Pour Lunes Rousses, la réalisatrice repart dans sa région d’origine, sur les steppes de l’Anatolie, afin d’y filmer sa famille et rendre visible le regard croisé de trois générations de femmes à propos du mariage. Le mariage arrangé est une institution socio-culturelle qui semble perdurer en Turquie de générations en générations et contre laquelle il est difficile de prétendre à une alternative, sans risquer une friction familiale.

D’un bout à l’autre du documentaire, la réalisatrice donne principalement la parole à sa tante Tüncay qui a quitté la vie qu’on lui avait tracée pour reprendre la vie qu’elle souhaitait avoir. En toute intimité, elle nous raconte la façon dont elle a vécu chaque étape de son mariage. Autour d’elle gravitent sa grande sœur, la mère de Tülin Özdemir, sa mère et sa fille qui alimentent son récit. Le fil conducteur du documentaire prend forme à partir d’une mosaïque de photographies qui interagissent avec une diversité d’échanges familiaux, d’errances solitaires, de danses et des chants issus du mariage de la nièce de Tüncay. Ces images fixes et mouvantes se tissent les unes aux autres et nous aident à comprendre le parcours de vie de chaque femme de la famille. Cette combinaison des photographies et des confessions filmées apporte une dynamique intéressante au documentaire et le rend particulièrement vivant. La réalisatrice préconise un rythme lent qu’elle ponctue parfois par des moments de silence. Cela invite au questionnement et est vraiment bénéfique pour la compréhension.

Alors que la plus grande partie du documentaire nous replonge dans les souvenirs bouleversants et saisissants de Tüncay, la dernière partie du documentaire est davantage centrée sur une jeune génération de femmes originaires de Turquie mais vivant en Belgique. Elles se prennent en photo, s’interrogent sur leur place au sein de la société actuelle et sur leur avenir en tant que femme. Elles portent un regard neuf sur l’histoire de leur culture.

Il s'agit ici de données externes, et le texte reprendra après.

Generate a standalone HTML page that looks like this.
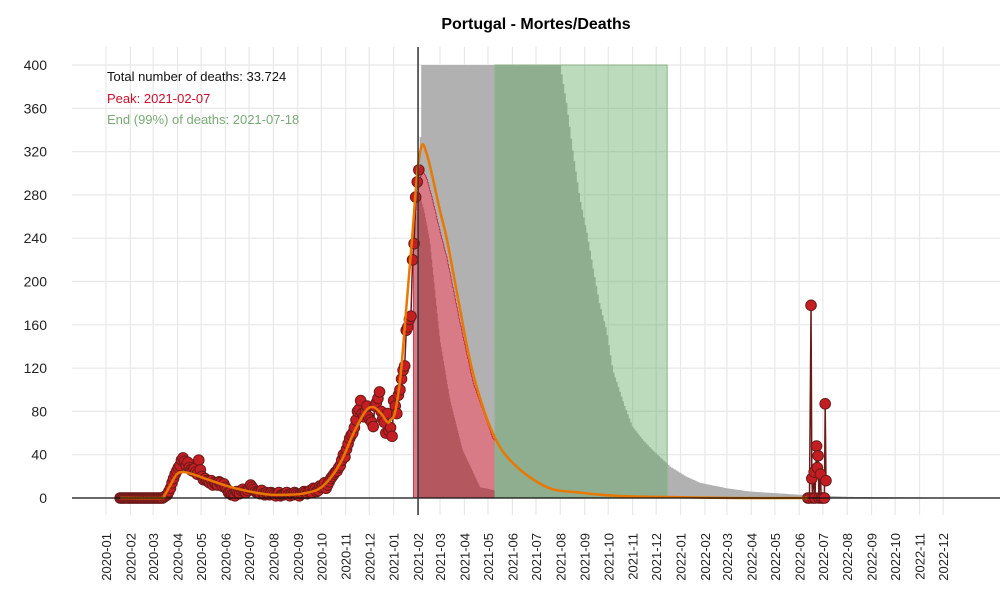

Ce documentaire permet de se rendre compte de la différence entre le fait de vivre sa culture à l’étranger et celui de la suivre à la source, là où elle s’est construite. Bien qu’elle l’envisage comme une forme de contrôle social imposé par sa culture, Tülin Özdemir n’émet aucun jugement sur le mariage arrangé. Elle est partie de chez elle, cela a créé un cataclysme mais elle a décidé de tirer parti de cette rupture pour en comprendre tous les enjeux. A travers ce documentaire, elle ne souhaite en aucun cas dénoncer une pratique, une tradition. Au contraire, elle tente de comprendre la raison pour laquelle elle est si importante et perdure. Lunes Rousses est un film initiatique qui lui permet de reconsidérer son passé, de mieux s’approprier son présent, d’envisager un autre avenir et surtout, de se trouver une place à la jonction de ses deux cultures.